Friday, September 4, 2009

Bunga Cinta untuk Teroris


Ada yang serupa dalam cara manusia berespons di muka bumi, yakni mencampakkan hal-hal yang menjengkelkan, berebut hal- hal yang menyenangkan.

Jangankan dalam perang dan perceraian, dalam spiritualitas juga serupa. Tuhan dipuja setan dicerca, orang suci dipuji orang jahat dimaki. Hasilnya dicatat rapi oleh sejarah, berbagai guncangan tidak kian menjauh, malah kian dekat dengan kadar yang semakin menakutkan. Bom teroris, nuklir Korea Utara hanya sebagian bukti.

Bahan pertumbuhan


Amerika Serikat dan George W Bush adalah salah satu guru. Kedigdayaan AS mau menghentikan teroris dengan kekerasan. Dalam usaha ini, terang-terangan menyebut segelintir negara sebagai ”poros setan”. Setelah sekian tahun berlalu, tidak saja teroris kian menyeramkan, Afganistan dan Irak menyedihkan, AS pun mengalami penurunan menakutkan.

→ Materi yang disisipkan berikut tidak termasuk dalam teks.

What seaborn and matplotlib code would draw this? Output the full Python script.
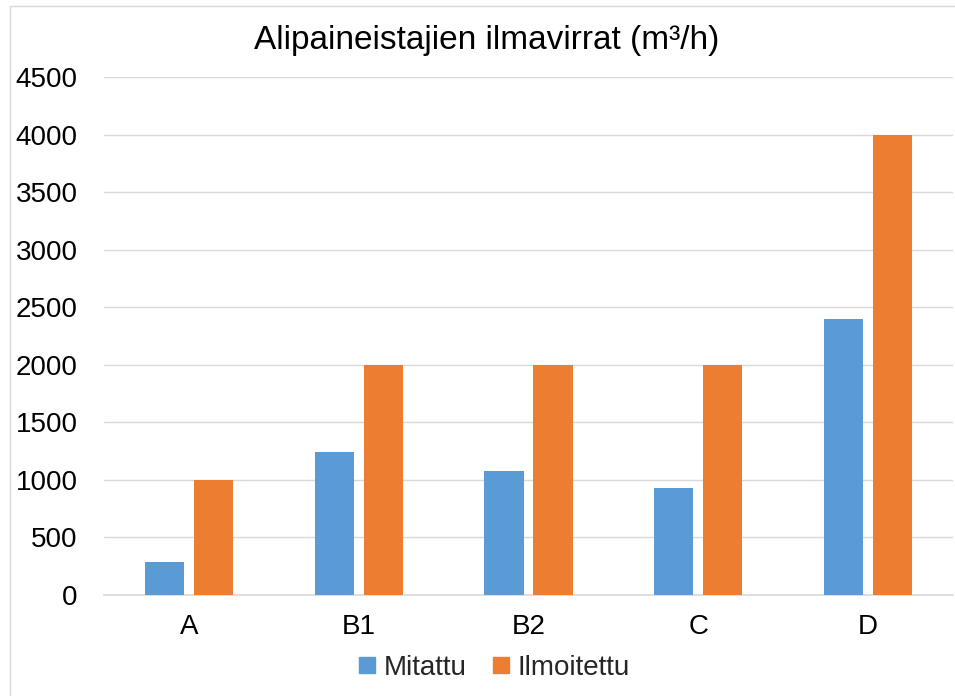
import matplotlib
matplotlib.use("Agg")
import matplotlib.pyplot as plt
import seaborn as sns
import pandas as pd
from matplotlib.patches import Rectangle
from matplotlib.lines import Line2D

categories = ["A", "B1", "B2", "C", "D"]
mitattu = [290, 1240, 1080, 930, 2400]
ilmoitettu = [1000, 2000, 2000, 2000, 4000]
series_names = ["Mitattu", "Ilmoitettu"]
colors = ["#5B9BD5", "#ED7D31"]
title = "Alipaineistajien ilmavirrat (m³/h)"

df = pd.DataFrame({
    "cat": categories * 2,
    "val": mitattu + ilmoitettu,
    "series": [series_names[0]] * len(categories) + [series_names[1]] * len(categories),
})

sns.set_theme(style="white")
plt.rcParams["font.family"] = ["Liberation Sans", "DejaVu Sans"]

W, H = 955, 696
fig = plt.figure(figsize=(W / 100, H / 100), dpi=100)
ax = fig.add_axes([104 / W, (H - 595) / H, (953 - 104) / W, (595 - 77) / H])

sns.barplot(data=df, x="cat", y="val", hue="series", palette=colors,
            saturation=1, width=0.576, gap=0.2, ax=ax, legend=False, linewidth=0,
            order=categories, hue_order=series_names, zorder=3)

ax.set_ylim(0, 4500)
ax.set_xlim(-0.5, len(categories) - 0.5)
ax.set_yticks(range(0, 4501, 500))
ax.yaxis.grid(True, color="#D9D9D9", linewidth=1.0, zorder=0)
ax.set_axisbelow(True)
ax.set_xlabel("")
ax.set_ylabel("")
for s in ["top", "right", "left"]:
    ax.spines[s].set_visible(False)
ax.spines["bottom"].set_color("#D9D9D9")
ax.spines["bottom"].set_linewidth(1.2)
ax.tick_params(axis="y", length=0, pad=19, labelsize=20, labelcolor="#000000")
ax.tick_params(axis="x", length=0, pad=14, labelsize=20, labelcolor="#000000")

fig.text(487 / W, 1 - 40 / H, title, ha="center", va="center", fontsize=24, color="#000000")

handles = [Line2D([], [], marker="s", linestyle="none", markersize=11,
                  markerfacecolor=c, markeredgecolor=c) for c in colors]
fig.legend(handles, series_names, loc="center", bbox_to_anchor=(493 / W, 1 - 668 / H),
           ncol=2, frameon=False, fontsize=20, handletextpad=0.2, columnspacing=0.85,
           handlelength=0.8)

fig.patches.append(Rectangle((10 / W, -0.1), 1.2, 1.1 - 6 / H, transform=fig.transFigure,
                             fill=False, edgecolor="#D9D9D9", linewidth=1))

fig.savefig("out.png", dpi=100)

Ini memberi pelajaran bermakna. Menyelesaikan kekerasan dengan kekerasan, menghentikan kekejaman dengan kekejaman, serupa dengan menambah bensin pada api membara, makin lama makin berkobar.

Bila boleh jujur, setiap putaran waktu selalu ada penggoda. Yesus digoda Judas, istri Rama dilarikan Rahwana, Shri Krishna terpaksa turun perang karena keserakahan Duryodana, Buddha berkali-kali dicoba dibunuh Devadatta. Rangkaian sejarah ini bercerita, mencoba melenyapkan penggoda tidak saja sia-sia, tetapi juga melanggar hukum alam. Lebih dari itu, tidak ada pertumbuhan tanpa godaan.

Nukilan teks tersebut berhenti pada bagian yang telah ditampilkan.